[Stored records]
****

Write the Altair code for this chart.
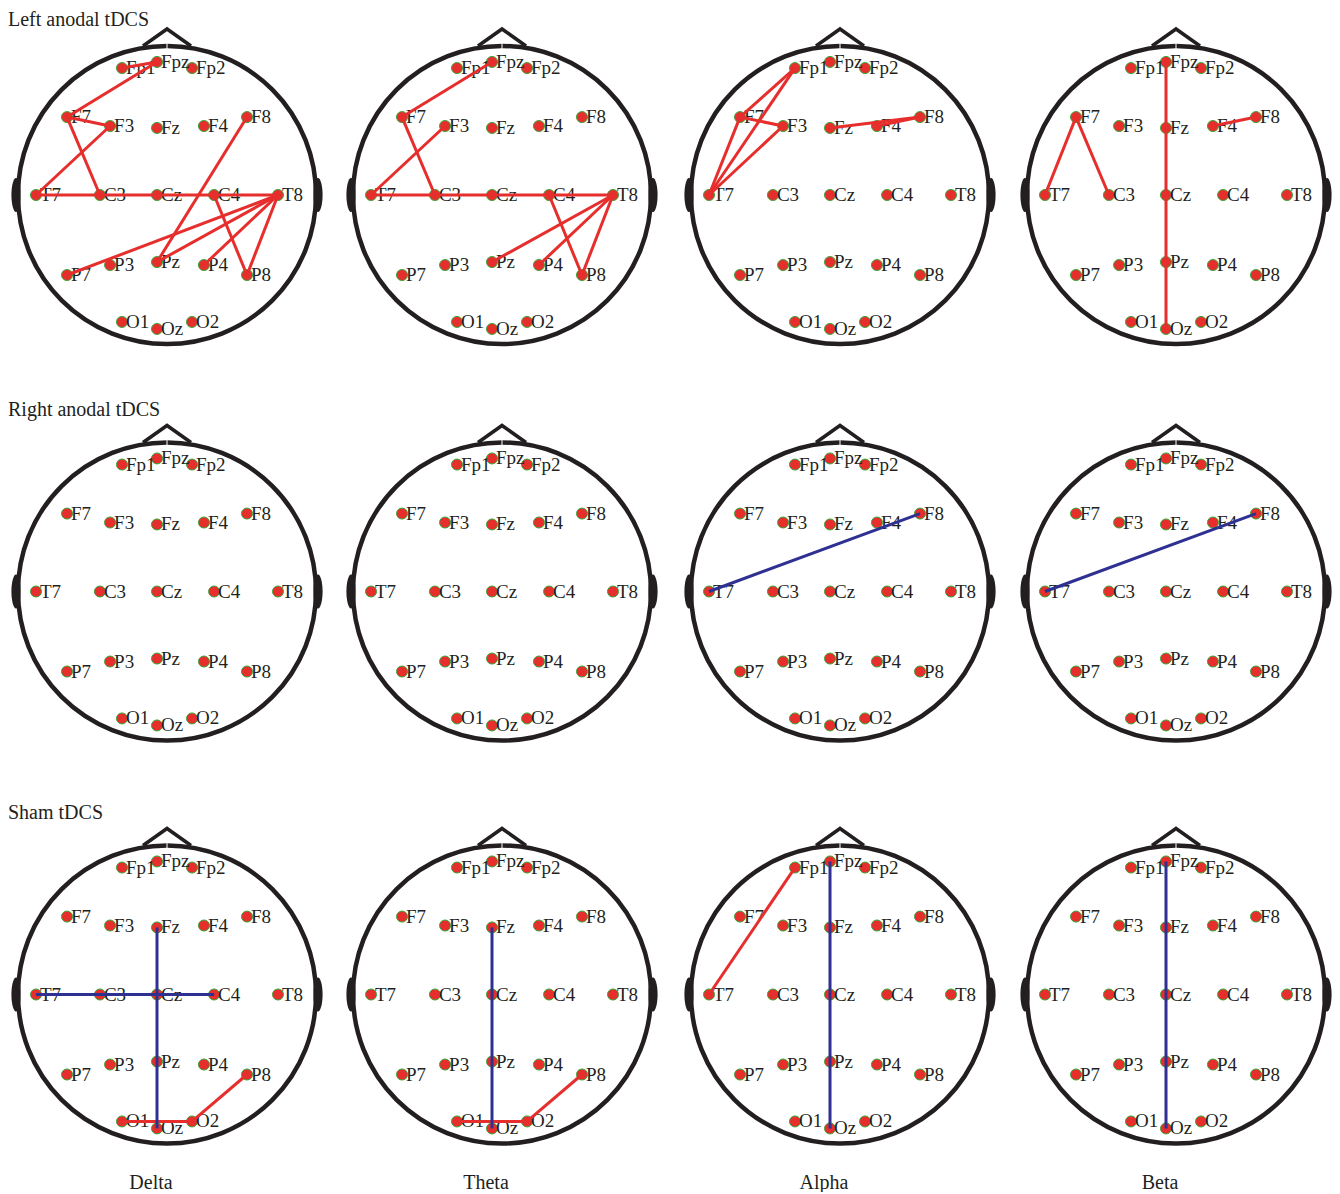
import altair as alt
import pandas as pd

# ------------------------------------------------------------------ data
ROW_TITLES = ["Left anodal tDCS", "Right anodal tDCS", "Sham tDCS"]
BANDS = ["Delta", "Theta", "Alpha", "Beta"]

ELECTRODES = ["Fp1", "Fpz", "Fp2",
              "F7", "F3", "Fz", "F4", "F8",
              "T7", "C3", "Cz", "C4", "T8",
              "P7", "P3", "Pz", "P4", "P8",
              "O1", "Oz", "O2"]
# montage positions, head radius = 1, origin at Cz, x to the right, y to the nose
EL_X = [-0.235, 0.0, 0.235,
        -0.604, -0.315, 0.0, 0.315, 0.604,
        -0.812, -0.383, 0.0, 0.383, 0.812,
        -0.604, -0.315, 0.0, 0.315, 0.604,
        -0.235, 0.0, 0.235]
EL_Y = [0.852, 0.893, 0.852,
        0.523, 0.463, 0.450, 0.463, 0.523,
        0.0, 0.0, 0.0, 0.0, 0.0,
        -0.537, -0.470, -0.450, -0.470, -0.537,
        -0.852, -0.899, -0.852]

# significant connections: condition row, band, electrode pair, direction
CONN_ROW = [0]*12 + [0]*8 + [0]*7 + [0]*4 + [1, 1] + [2]*4 + [2]*3 + [2]*2 + [2]
CONN_BAND = (["Delta"]*12 + ["Theta"]*8 + ["Alpha"]*7 + ["Beta"]*4 +
             ["Alpha", "Beta"] +
             ["Delta"]*4 + ["Theta"]*3 + ["Alpha"]*2 + ["Beta"])
CONN_A = ["Fp1", "F7", "F7", "F7", "F3", "T7", "F8", "C4", "T8", "T8", "T8", "T8",
          "F7", "F7", "F3", "T7", "C4", "T8", "T8", "T8",
          "Fp1", "Fp1", "F7", "F7", "F3", "Fz", "F4",
          "Fpz", "F7", "F7", "F4",
          "T7", "T7",
          "Fz", "T7", "O1", "O2",
          "Fz", "O1", "O2",
          "Fp1", "Fpz",
          "Fpz"]
CONN_B = ["Fpz", "Fpz", "F3", "C3", "T7", "T8", "Pz", "P8", "P7", "Pz", "P4", "P8",
          "Fpz", "C3", "T7", "T8", "P8", "Pz", "P4", "P8",
          "F7", "T7", "T7", "F3", "T7", "F8", "F8",
          "Oz", "T7", "C3", "F8",
          "F8", "F8",
          "Oz", "C4", "O2", "P8",
          "Oz", "O2", "P8",
          "T7", "Oz",
          "Oz"]
CONN_KIND = (["increase"]*31 + ["decrease"]*2 +
             ["decrease", "decrease", "increase", "increase"] +
             ["decrease", "increase", "increase"] +
             ["increase", "decrease"] +
             ["decrease"])

# ------------------------------------------------------------------ layout / style
W, H = 1324, 1184
R = 149                       # head radius (px)
HEAD_DX = 10                  # head centre offset from Cz (px)
COL_X = [149, 484, 822, 1158]  # Cz positions
ROW_Y = [187, 583.5, 986.5]

RED = "#e62e2d"
BLUE = "#2e3192"
INK = "#231f20"
GREEN = "#3aa63a"
FONT = "Liberation Serif"

pos = {n: (x, y) for n, x, y in zip(ELECTRODES, EL_X, EL_Y)}

el_rows, head_rows = [], []
for r in range(3):
    for c in range(4):
        cx, cy = COL_X[c], ROW_Y[r]
        head_rows.append(dict(panel=f"{r}{c}", hx=cx + HEAD_DX, hy=cy,
                              lx=cx + HEAD_DX - R - 2, rx=cx + HEAD_DX + R + 2,
                              ny=cy - R * 1.057, gy=cy - R * 1.025, gy2=cy - R * 0.98))
        for n, ex, ey in zip(ELECTRODES, EL_X, EL_Y):
            el_rows.append(dict(panel=f"{r}{c}", label=n, x=cx + R * ex, y=cy - R * ey))
el_df = pd.DataFrame(el_rows)
head_df = pd.DataFrame(head_rows)

conn_rows = []
for r, b, a, bb, k in zip(CONN_ROW, CONN_BAND, CONN_A, CONN_B, CONN_KIND):
    c = BANDS.index(b)
    cx, cy = COL_X[c], ROW_Y[r]
    conn_rows.append(dict(kind=k, order=0 if k == "increase" else 1,
                          x=cx + R * pos[a][0], y=cy - R * pos[a][1],
                          x2=cx + R * pos[bb][0], y2=cy - R * pos[bb][1]))
conn_df = pd.DataFrame(conn_rows).sort_values("order", kind="stable")

title_df = pd.DataFrame(dict(text=ROW_TITLES, x=[0]*3,
                             y=[max(ry - 176, 18) for ry in ROW_Y]))
band_df = pd.DataFrame(dict(text=BANDS, x=[cx - 6 for cx in COL_X], y=[1181]*4))

xs = alt.Scale(domain=[0, W], nice=False, zero=False)
ys = alt.Scale(domain=[0, H], nice=False, zero=False, reverse=True)


def X(f):
    return alt.X(f"{f}:Q", scale=xs, axis=None)


def Y(f):
    return alt.Y(f"{f}:Q", scale=ys, axis=None)


ear_path = ("M0,-1C0.146,-1 0.27,-0.552 0.27,0C0.27,0.552 0.146,1 0,1"
            "C-0.146,1 -0.27,0.552 -0.27,0C-0.27,-0.552 -0.146,-1 0,-1Z")
nose_path = "M-1,0.354L0,-0.354L1,0.354"

head = alt.Chart(head_df).mark_point(shape="circle", size=(2 * R) ** 2, filled=False,
                                     stroke=INK, strokeWidth=4.5, opacity=1
                                     ).encode(x=X("hx"), y=Y("hy"))
ear_l = alt.Chart(head_df).mark_point(shape=ear_path, size=34 ** 2, filled=True,
                                      fill=INK, strokeWidth=0, opacity=1
                                      ).encode(x=X("lx"), y=Y("hy"))
ear_r = alt.Chart(head_df).mark_point(shape=ear_path, size=34 ** 2, filled=True,
                                      fill=INK, strokeWidth=0, opacity=1
                                      ).encode(x=X("rx"), y=Y("hy"))
nose = alt.Chart(head_df).mark_point(shape=nose_path, size=48 ** 2, filled=False,
                                     stroke=INK, strokeWidth=3.5, strokeJoin="miter",
                                     opacity=1).encode(x=X("hx"), y=Y("ny"))
gap = alt.Chart(head_df).mark_rule(color="white", strokeWidth=1).encode(
    x=X("hx"), y=Y("gy"), y2="gy2")

dots = alt.Chart(el_df).mark_circle(size=121, color=RED, stroke=GREEN, strokeWidth=1,
                                    opacity=1).encode(x=X("x"), y=Y("y"))
labels = alt.Chart(el_df).mark_text(align="left", baseline="alphabetic", dx=4, dy=6,
                                    font=FONT, fontSize=19, color=INK
                                    ).encode(x=X("x"), y=Y("y"), text="label:N")
lines = alt.Chart(conn_df).mark_rule(strokeWidth=3).encode(
    x=X("x"), y=Y("y"), x2="x2", y2="y2",
    color=alt.Color("kind:N", scale=alt.Scale(domain=["increase", "decrease"],
                                              range=[RED, BLUE]), legend=None))
titles = alt.Chart(title_df).mark_text(align="left", baseline="alphabetic", font=FONT,
                                       fontSize=20, color=INK
                                       ).encode(x=X("x"), y=Y("y"), text="text:N")
bands = alt.Chart(band_df).mark_text(align="center", baseline="alphabetic", font=FONT,
                                     fontSize=20, color=INK
                                     ).encode(x=X("x"), y=Y("y"), text="text:N")

chart = alt.layer(head, ear_l, ear_r, nose, gap, dots, labels, lines, titles, bands
                  ).properties(width=W, height=H, padding=0,
                               autosize=alt.AutoSizeParams(type="none")
                               ).configure_view(stroke=None)

chart.save("out.html", embed_options={"renderer": "svg", "actions": False})
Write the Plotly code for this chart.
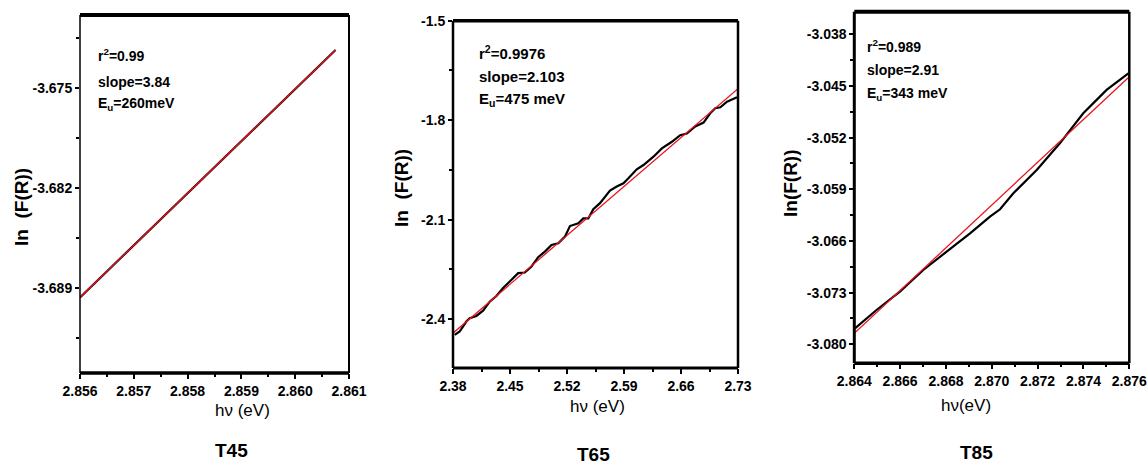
import plotly.graph_objects as go

W, H = 1148, 476

# ---------------- data ----------------
# T45
t45_x = [2.8560, 2.86075]
t45_y = [-3.68968, -3.67236]
t45_fit_x = [2.8560, 2.86075]
t45_fit_y = [-3.68968, -3.67236]

# T65
t65_x = [2.3821, 2.3882, 2.3964, 2.4005, 2.4087, 2.4169, 2.4251, 2.4333, 2.4415, 2.4498,
         2.4600, 2.4682, 2.4764, 2.4846, 2.4928, 2.5010, 2.5093, 2.5175, 2.5236, 2.5339,
         2.5400, 2.5462, 2.5523, 2.5605, 2.5728, 2.5811, 2.5893, 2.5954, 2.6057, 2.6139,
         2.6262, 2.6365, 2.6488, 2.6590, 2.6672, 2.6775, 2.6877, 2.6959, 2.7021, 2.7083,
         2.7165, 2.7288]
t65_y = [-2.447, -2.437, -2.407, -2.397, -2.390, -2.374, -2.347, -2.330, -2.306, -2.286,
         -2.261, -2.259, -2.241, -2.213, -2.196, -2.176, -2.171, -2.151, -2.119, -2.111,
         -2.096, -2.096, -2.068, -2.050, -2.012, -2.000, -1.990, -1.975, -1.948, -1.935,
         -1.910, -1.885, -1.865, -1.845, -1.840, -1.819, -1.807, -1.779, -1.764, -1.761,
         -1.744, -1.731]
t65_fit_x = [2.38, 2.73]
t65_fit_y = [-2.442, -1.705]

# T85
t85_x = [2.86403, 2.86497, 2.86599, 2.86701, 2.86803, 2.86905, 2.86992, 2.87036, 2.87094,
         2.87196, 2.87297, 2.87399, 2.87501, 2.87596]
t85_y = [-3.07783, -3.07535, -3.07286, -3.06993, -3.06744, -3.06496, -3.06270, -3.06171,
         -3.05954, -3.05638, -3.05277, -3.04870, -3.04554, -3.04328]
t85_fit_x = [2.8640, 2.8760]
t85_fit_y = [-3.07851, -3.04374]

# axes ticks
t45_xticks = [2.856, 2.857, 2.858, 2.859, 2.860, 2.861]
t45_yticks = [-3.675, -3.682, -3.689]
t65_xticks = [2.38, 2.45, 2.52, 2.59, 2.66, 2.73]
t65_yticks = [-1.5, -1.8, -2.1, -2.4]
t85_xticks = [2.864, 2.866, 2.868, 2.870, 2.872, 2.874, 2.876]
t85_yticks = [-3.038, -3.045, -3.052, -3.059, -3.066, -3.073, -3.080]

labels = ["T45", "T65", "T85"]
stats = [
    ["r<sup>2</sup>=0.99", "slope=3.84", "E<sub>u</sub>=260meV"],
    ["r<sup>2</sup>=0.9976", "slope=2.103", "E<sub>u</sub>=475 meV"],
    ["r<sup>2</sup>=0.989", "slope=2.91", "E<sub>u</sub>=343 meV"],
]
xtitles = ["hν (eV)", "hν (eV)", "hν(eV)"]
ytitles = ["ln  (F(R))", "ln  (F(R))", "ln(F(R))"]

# ---------------- layout helpers ----------------
def px(x):
    return x / W

def py(y):
    return 1 - y / H

FONT = "Liberation Sans, Arial, sans-serif"

fig = go.Figure()

panels = [
    dict(xs=t45_x, ys=t45_y, fx=t45_fit_x, fy=t45_fit_y,
         frame=(80, 349, 15, 373), xr=[2.856, 2.861], yr=[-3.69497, -3.66991],
         xt=t45_xticks, yt=t45_yticks, xfmt="%.3f", yfmt="%.3f",
         xminor=0.0005, x0=2.856, yminor=0.0035, y0=-3.675,
         border=dict(top=4, bottom=3.5, left=1.5, right=2),
         stat_pos=(96, [55, 82, 104]), stat_size=14,
         ytitle_pos=(21, 207), xtitle_pos=(213, 422), title_pos=(213, 463)),
    dict(xs=t65_x, ys=t65_y, fx=t65_fit_x, fy=t65_fit_y,
         frame=(453, 738, 20.7, 368), xr=[2.38, 2.73], yr=[-2.547, -1.5],
         xt=t65_xticks, yt=t65_yticks, xfmt="%.2f", yfmt="%.1f",
         xminor=0.035, x0=2.38, yminor=0.15, y0=-1.5,
         border=dict(top=3.5, bottom=3, left=2.5, right=2.5),
         stat_pos=(477, [52, 77, 99]), stat_size=15,
         ytitle_pos=(402, 188), xtitle_pos=(597, 418), title_pos=(593, 467)),
    dict(xs=t85_x, ys=t85_y, fx=t85_fit_x, fy=t85_fit_y,
         frame=(854.3, 1129.3, 11.7, 363.3), xr=[2.864, 2.876], yr=[-3.08257, -3.03494],
         xt=t85_xticks, yt=t85_yticks, xfmt="%.3f", yfmt="%.3f",
         xminor=0.001, x0=2.864, yminor=0.0035, y0=-3.038,
         border=dict(top=4, bottom=3.5, left=3, right=2.5),
         stat_pos=(865, [46, 70, 94]), stat_size=14,
         ytitle_pos=(791, 183), xtitle_pos=(993, 417), title_pos=(995, 465)),
]

annotations = []
shapes = []
for i, p in enumerate(panels, start=1):
    xa = "x" if i == 1 else f"x{i}"
    ya = "y" if i == 1 else f"y{i}"
    fig.add_trace(go.Scatter(x=p["xs"], y=p["ys"], mode="lines",
                             line=dict(color="black", width=2.2),
                             xaxis=xa, yaxis=ya, showlegend=False, hoverinfo="skip"))
    fig.add_trace(go.Scatter(x=p["fx"], y=p["fy"], mode="lines",
                             line=dict(color="#e8141c", width=1.3),
                             xaxis=xa, yaxis=ya, showlegend=False, hoverinfo="skip"))
    l, r, t, b = p["frame"]
    common = dict(showgrid=False, zeroline=False, showline=False, automargin=False,
                  ticks="outside", ticklen=5, tickwidth=2, tickcolor="black",
                  tickfont=dict(family=FONT, size=14, color="black", weight="bold"))
    xaxis = dict(common, domain=[px(l), px(r)], range=p["xr"], anchor=ya,
                 tickvals=p["xt"], ticktext=[p["xfmt"] % v for v in p["xt"]],
                 minor=dict(ticks="outside", ticklen=3, tickwidth=2, tickcolor="black",
                            dtick=p["xminor"], tick0=p["x0"]))
    yaxis = dict(common, domain=[py(b), py(t)], range=p["yr"], anchor=xa,
                 tickvals=p["yt"], ticktext=[p["yfmt"] % v for v in p["yt"]],
                 ticklen=4,
                 minor=dict(ticks="outside", ticklen=3, tickwidth=2, tickcolor="black",
                            dtick=p["yminor"], tick0=p["y0"]))
    key = "" if i == 1 else str(i)
    fig.update_layout(**{f"xaxis{key}": xaxis, f"yaxis{key}": yaxis})

    bd = p["border"]
    for (x0, y0, x1, y1, w) in [(l, t, r, t, bd["top"]), (l, b, r, b, bd["bottom"]),
                                (l, t, l, b, bd["left"]), (r, t, r, b, bd["right"])]:
        shapes.append(dict(type="line", xref="paper", yref="paper",
                           x0=px(x0), y0=py(y0), x1=px(x1), y1=py(y1),
                           line=dict(color="black", width=w), layer="above"))

    sx, sys_ = p["stat_pos"]
    for txt, yy in zip(stats[i - 1], sys_):
        annotations.append(dict(text=txt, xref="paper", yref="paper",
                                x=px(sx), y=py(yy), xanchor="left", yanchor="middle",
                                showarrow=False,
                                font=dict(family=FONT, size=p["stat_size"], color="black",
                                          weight="bold")))
    annotations.append(dict(text=ytitles[i - 1], xref="paper", yref="paper",
                            x=px(p["ytitle_pos"][0]), y=py(p["ytitle_pos"][1]),
                            xanchor="center", yanchor="middle",
                            textangle=-90, showarrow=False,
                            font=dict(family=FONT, size=19, color="black", weight="bold")))
    annotations.append(dict(text=xtitles[i - 1], xref="paper", yref="paper",
                            x=px(p["xtitle_pos"][0]), y=py(p["xtitle_pos"][1]),
                            showarrow=False,
                            font=dict(family=FONT, size=17, color="black")))
    annotations.append(dict(text=labels[i - 1], xref="paper", yref="paper",
                            x=px(p["title_pos"][0]), y=py(p["title_pos"][1]),
                            showarrow=False,
                            font=dict(family=FONT, size=19, color="black", weight="bold")))

fig.update_layout(width=W, height=H, margin=dict(l=0, r=0, t=0, b=0, autoexpand=False),
                  paper_bgcolor="white", plot_bgcolor="white",
                  annotations=annotations, shapes=shapes, showlegend=False)

fig.write_html("out.html", config={"displayModeBar": False},
               post_script="document.body.style.margin='0px';document.body.style.padding='0px';")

****

## Goal
Leave out the pictures and repeat exactly the lines from the start of the material through the line that contains "-0.852, -0.899, -0.852]", both included.

## Solution for this problem
Write the Altair code for this chart.
import altair as alt
import pandas as pd

# ------------------------------------------------------------------ data
ROW_TITLES = ["Left anodal tDCS", "Right anodal tDCS", "Sham tDCS"]
BANDS = ["Delta", "Theta", "Alpha", "Beta"]

ELECTRODES = ["Fp1", "Fpz", "Fp2",
              "F7", "F3", "Fz", "F4", "F8",
              "T7", "C3", "Cz", "C4", "T8",
              "P7", "P3", "Pz", "P4", "P8",
              "O1", "Oz", "O2"]
# montage positions, head radius = 1, origin at Cz, x to the right, y to the nose
EL_X = [-0.235, 0.0, 0.235,
        -0.604, -0.315, 0.0, 0.315, 0.604,
        -0.812, -0.383, 0.0, 0.383, 0.812,
        -0.604, -0.315, 0.0, 0.315, 0.604,
        -0.235, 0.0, 0.235]
EL_Y = [0.852, 0.893, 0.852,
        0.523, 0.463, 0.450, 0.463, 0.523,
        0.0, 0.0, 0.0, 0.0, 0.0,
        -0.537, -0.470, -0.450, -0.470, -0.537,
        -0.852, -0.899, -0.852]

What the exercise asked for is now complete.